We talked of them and of their keepers, the Stanley-Prices. We remembered that Camp Yalooni had been buggy. The next day Kay purchased a case of Cutter insect repellent and sent it off to them. A week or two later, back at El Coyote, we further wondered: if the oryxes could survive in the interior of Oman (which they did, spectacularly), what other wonders might the Arabian desert hold? What would it be like to venture into the Rub' al-Khali?

"A reason," Kay said. "We need a reason, a way to go back."
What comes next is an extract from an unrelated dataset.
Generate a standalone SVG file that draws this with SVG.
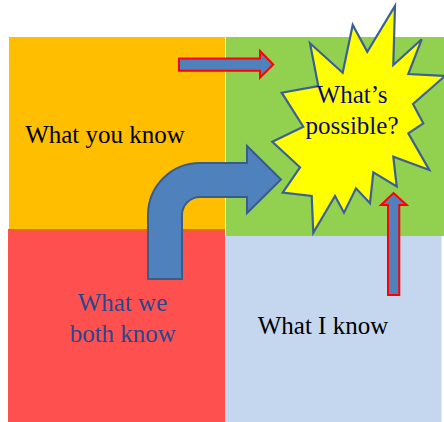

We read up on the Arabian peninsula, its natural history, its geography, its exploration. Within walking distance of the
Amazing Animals
editing rooms, I discovered Hyman and Sons, a bookstore specializing in Egyptology with a scattering of books on Arabia. I quickly came to appreciate how fortunate we had been to set foot in the peninsula's interior, to even glimpse the sands of the Rub' al-Khali.
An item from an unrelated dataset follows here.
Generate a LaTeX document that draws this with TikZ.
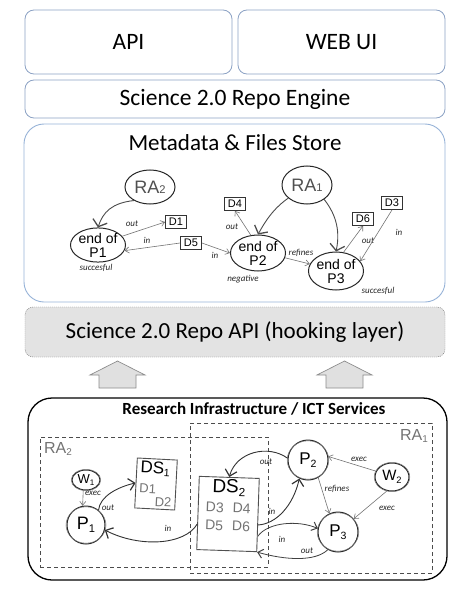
\documentclass[tikz,border=0pt]{standalone}
\usepackage{fontspec}
\usepackage{graphicx}
\setmainfont{Carlito}
\newfontfamily\hel{Liberation Sans}
\usetikzlibrary{arrows.meta,shapes.geometric}
\definecolor{boxblue}{RGB}{140,162,196}
\definecolor{storeblue}{RGB}{150,178,215}
\definecolor{inkgray}{RGB}{80,80,80}
\definecolor{lightink}{RGB}{115,115,115}
\newcommand\sbs[1]{\raisebox{-0.3ex}{\scalebox{0.62}{#1}}}
\newcommand\sbt[1]{\scalebox{0.62}{#1}}
\begin{document}
\begin{tikzpicture}[x=1pt,y=-1pt,
  topbox/.style={draw=boxblue, rounded corners=9pt, line width=0.8pt, font=\fontsize{23.5}{26}\selectfont},
  hl/.style={font=\hel\fontsize{#1}{#1}\selectfont},
  ell/.style={draw=black!85, ellipse, line width=1pt, inner sep=0pt},
  circ/.style={draw=black!85, circle, line width=1pt, inner sep=0pt},
  dbox/.style={draw=black!80, line width=0.8pt, font=\hel\fontsize{11}{12}\selectfont, inner sep=1.5pt, minimum width=21pt, minimum height=13pt},
  dsbox/.style={draw=inkgray, line width=0.9pt, inner sep=2pt},
  dashbox/.style={draw=black!70, line width=0.8pt, dash pattern=on 4pt off 3pt},
  sk/.style={draw=black!55, line width=0.5pt},
  thinA/.style={draw=lightink, line width=0.6pt, -{Straight Barb[length=4pt,width=6pt]}},
  medA/.style={draw=black!75, line width=0.8pt, -{Straight Barb[length=5pt,width=9pt,line width=1pt]}},
  boldA/.style={draw=black!80, line width=0.9pt, -{Straight Barb[length=6pt,width=12pt,line width=1.2pt]}},
  bigA/.style={draw=black!70, line width=0.9pt, -{Straight Barb[length=6pt,width=15pt,line width=1.3pt]}},
  lbl/.style={font=\itshape\fontsize{9}{10}\selectfont, text=black!85, inner sep=1pt},
  uparrow/.style={draw=black!45, fill=black!12, line width=0.7pt}
]
\useasboundingbox (0,0) rectangle (463,599);

% top layers
\node[topbox, minimum width=207pt, minimum height=64pt] (api) at (128.5,42) {API};
\node[topbox, minimum width=207pt, minimum height=64pt] (webui) at (341.5,42) {WEB UI};
\node[topbox, minimum width=420pt, minimum height=38pt, font=\fontsize{23.5}{26}\selectfont] (engine) at (235,99) {Science 2.0 Repo Engine};
\node[draw=storeblue, rounded corners=20pt, line width=0.9pt, minimum width=421pt, minimum height=178pt] (store) at (234.5,213) {};
\node[font=\fontsize{23}{26}\selectfont] (storetitle) at (235,143) {Metadata \& Files Store};

% store contents
\node[ell, minimum width=50pt, minimum height=34pt, hl=18, text=inkgray] (ra2) at (150,187) {RA\sbt{2}};
\node[ell, minimum width=52pt, minimum height=34pt, hl=14, align=center] (ep1) at (98,245) {end of\\P1};
\node[dbox] (d1) at (176,222) {D1};
\node[dbox] (d5) at (191,243) {D5};
\node[ell, minimum width=50pt, minimum height=38pt, hl=18, text=inkgray] (ra1) at (307,185) {RA\sbt{1}};
\node[ell, minimum width=52pt, minimum height=36pt, hl=14, align=center] (ep2) at (258,253) {end of\\P2};
\node[ell, minimum width=52pt, minimum height=38pt, hl=14, align=center] (ep3) at (336,271) {end of\\P3};
\node[dbox] (d4) at (235,204) {D4};
\node[dbox] (d6) at (363,219) {D6};
\node[dbox] (d3) at (392,203) {D3};

\draw[bigA] (ra2.220) .. controls (112,203) and (103,212) .. (ep1.north);
\draw[thinA] (ep1.20) -- (d1.west);
\node[lbl] (lo1) at (132,224) {out};
\draw[thinA] (d5.west) -- (ep1.-12);
\node[lbl] (li1) at (147,240) {in};
\draw[thinA] (d5.east) -- (ep2.west);
\node[lbl] (li2) at (215,255) {in};
\draw[thinA] (ep2.112) -- (d4.south);
\node[lbl] (lo2) at (232,227) {out};
\draw[bigA] (ra1.215) .. controls (277,206) and (268,216) .. (ep2.north);
\draw[bigA] (ra1.-40) .. controls (334,212) and (341,228) .. (ep3.north);
\draw[thinA] (ep2.-10) -- (ep3.165);
\node[lbl] (lref1) at (301,253) {refines};
\draw[thinA] (ep3.68) -- (d6.south);
\node[lbl] (lo3) at (368,241) {out};
\draw[thinA] (d3.south) -- (ep3.22);
\node[lbl] (li3) at (399,232) {in};
\node[lbl] (succ1) at (96,268) {succesful};
\node[lbl] (neg) at (243,279) {negative};
\node[lbl] (succ3) at (378,291) {succesful};

% hooking layer
\node[draw=black!55, dash pattern=on 1pt off 1pt, fill=black!11, rounded corners=8pt, minimum width=420pt, minimum height=50pt, font=\fontsize{23}{26}\selectfont] (hook) at (235,332) {Science 2.0 Repo API (hooking layer)};
\draw[uparrow] (99,388) -- (99,375) -- (90,375) -- (117.5,361) -- (145,375) -- (136,375) -- (136,388) -- cycle;
\draw[uparrow] (326,388) -- (326,375) -- (317,375) -- (344.5,361) -- (372,375) -- (363,375) -- (363,388) -- cycle;

% research infrastructure
\node[draw, line width=1.3pt, rounded corners=24pt, minimum width=419pt, minimum height=182pt] (infra) at (237.5,489) {};
\node[font=\bfseries\fontsize{17}{19}\selectfont] (infratitle) at (254,409) {Research Infrastructure / ICT Services};
\node[dashbox, minimum width=242pt, minimum height=150pt] (ra1box) at (311,498) {};
\node[dashbox, minimum width=228pt, minimum height=130pt] (ra2box) at (154,502) {};
\node[hl=16, text=lightink] (ra1lab) at (414,436) {RA\sbs{1}};
\node[hl=16, text=lightink] (ra2lab) at (58,449) {RA\sbs{2}};

\node[ell, minimum width=28pt, minimum height=20pt, hl=13] (w1) at (86,480) {W\sbs{1}};
\node[circ, minimum size=38pt, hl=18] (p1) at (86,525) {P\sbs{1}};
\node[dsbox, minimum width=40pt, minimum height=50pt, rotate=-3, align=left, hl=13, text=lightink] (ds1) at (156,484)
  {{\color{black}\fontsize{17}{17}\selectfont DS\sbs{1}}\\[7pt]D1\\\hspace*{16pt}D2};
\node[dsbox, minimum width=60pt, minimum height=68pt, rotate=-2, align=center, hl=14, text=lightink] (ds2) at (228,514)
  {{\color{black}\fontsize{19}{19}\selectfont DS\sbs{2}}\\[6pt]D3\hspace{9pt}D4\\[4pt]D5\hspace{9pt}D6\\[4pt]};
\node[circ, minimum size=40pt, hl=17] (p2) at (308,460) {P\sbs{2}};
\node[ell, minimum width=34pt, minimum height=28pt, hl=15] (w2) at (392,477) {W\sbs{2}};
\node[circ, minimum size=40pt, hl=17] (p3) at (338,532) {P\sbs{3}};

% sketch strokes
\draw[sk] (w1.center) ellipse [x radius=14.8, y radius=10.6];
\draw[sk] (p1.center) ellipse [x radius=20, y radius=18.2];
\draw[sk] (p2.center) ellipse [x radius=20.8, y radius=19.2];
\draw[sk] (w2.center) ellipse [x radius=17.8, y radius=14.6];
\draw[sk] (p3.center) ellipse [x radius=20.8, y radius=19.2];

\draw[thinA] (w1.255) -- (p1.100);
\node[lbl] (le1) at (93,493) {exec};
\draw[boldA] (p1.50) .. controls (100,496) and (118,487) .. (ds1.west);
\node[lbl] (lo4) at (108,508) {out};
\draw[boldA] (ds2.200) .. controls (185,545) and (140,548) .. (p1.-15);
\node[lbl] (li4) at (168,528) {in};
\draw[boldA] (p2.175) .. controls (268,444) and (236,452) .. (ds2.north);
\node[lbl] (lo5) at (266,462) {out};
\draw[boldA] (ds2.-18) .. controls (276,524) and (293,506) .. (p2.245);
\node[lbl] (li5) at (272,511) {in};
\draw[medA] (ds2.-35) .. controls (268,522) and (298,520) .. (p3.170);
\node[lbl] (li6) at (282,539) {in};
\draw[medA] (p3.240) .. controls (315,562) and (285,560) .. (ds2.south east);
\node[lbl] (lo6) at (307,551) {out};
\draw[thinA] (w2.160) -- (p2.10);
\node[lbl] (le2) at (359,459) {exec};
\draw[thinA] (w2.250) -- (p3.40);
\node[lbl] (le3) at (387,508) {exec};
\draw[thinA] (p2.-60) -- (p3.115);
\node[lbl] (lref2) at (337,489) {refines};
\end{tikzpicture}
\end{document}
For centuries Arabia had been terra incognita, a mysterious medieval land out-of-bounds to Western exploration. What little had been written discouraged outsiders. In the 1400s Sir John Mandeville characterized the Arabian bedouin as "right foul folk and cruel and of evil kind." A1612 account elaborated: "The people generally are addicted to Theft, Rapine, and Robberies; hating all Sciences Mechanicall or Civill, they are commonly all ... scelerate and seditious, of coulour Tauny, boasting much of their triball Antiquity, and noble Gentry."
1

But then, beginning in the early 1800s, a succession of adventurers penetrated Arabia, concealing their identities by donning native costumes and creating elaborate cover stories. We don't know how Ulrich Seetzen, a Swiss biblical scholar, disguised himself, but whatever it was, it didn't work. At some point in his 1806 journey, he was set upon and murdered by fierce bedouin, their suspicions possibly aroused by his interest in ancient ruins. Wishing to avoid a similar fate, his countryman Johann Burckhardt darkened his face and hands with the juice of the betel nut and adopted the guise of a wandering physician from India. But when he opened his mouth, bedouin eyes narrowed. His Arabic was strangely accented. Of course it was, he responded, and unleashed a volley of guttural German. Perhaps the bedouin were unaware, he glibly explained, but this was how the Muslim faithful conversed in India. It was only in Cairo—after discovering the lost city of Petra and even entering forbidden Mecca—that Burckhardt's ruses reportedly failed, and he was poisoned or beheaded. Or he may have died of fevers contracted in his Arabian journeys; accounts vary.

Others, against considerable odds, lived to tell their tales. In
Incidents of Travel in Egypt, Arabia Petraea and the Holy Land
(1837) the American John Lloyd Stephens gave a hilarious account (not so hilarious at the time) of the down side of his elaborate getup. His magnificent turban, long red silk gown, and curly-toed yellow satin Turkish slippers were distinct liabilities when, his infidel identity suspected, he had occasion to flee, on foot over rocky terrain, a band of irate bedouin. He "dashed down the mountain with a speed that only fear could give. If there was a question between scramble and jump, we gave the jump."